An ever-growing number of systems have outsourced their metrics collection to companies like New Relic and Datadog. In these cases, providers supply plugins to run with different applications and runtime environments. They’ll have one for Python apps, one for Ruby apps, one for Oracle, one for Microsoft SQL Server, and so on. Small teams can get going much faster by using one of these services. That way you don’t have to devote time to the care and feeding of metrics infrastructure—which can be substantial. Some developers from Netflix have quipped that Netflix is a monitoring system that streams movies as a side effect.

Health Checks

Metrics can be hard to interpret. It takes some time to learn what “normal” looks like in the metrics. For quicker, easier summary information we can create a health check as part of the instance itself. A health check is just a page or API call that reveals the application’s internal view of its own health.

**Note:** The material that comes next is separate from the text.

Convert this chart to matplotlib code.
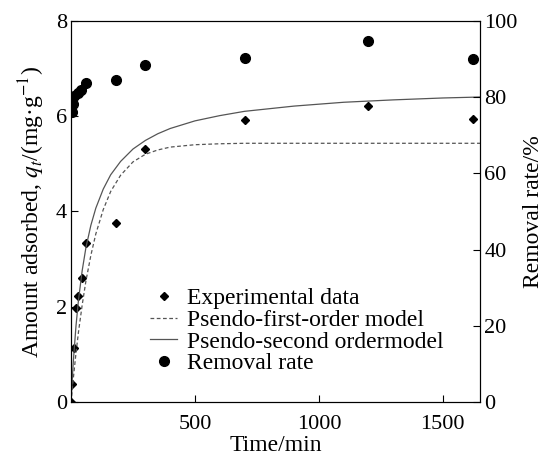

It returns data for other systems to read (although that may just be nicely attributed HTML).

Health checks should be more than just “yup, it’s running.” It should report at least the following:

• The host IP address or addresses

• The version number of the runtime or interpreter (Ruby, Python, JVM, .Net, Go, and so on)

• The application version or commit ID

• Whether the instance is accepting work

• The status of connection pools, caches, and circuit breakers

The health check is an important part of traffic management, which we’ll examine further in Chapter 9, ​Interconnect​. Clients of the instance shouldn’t look at the health check directly; they should be using a load balancer to reach the service. The load balancer can use the health check to tell if a machine has crashed, but it can also use the health check for the “go live” transition, too. When the health check on a new instance goes from failing to passing, it means the app is done with its startup.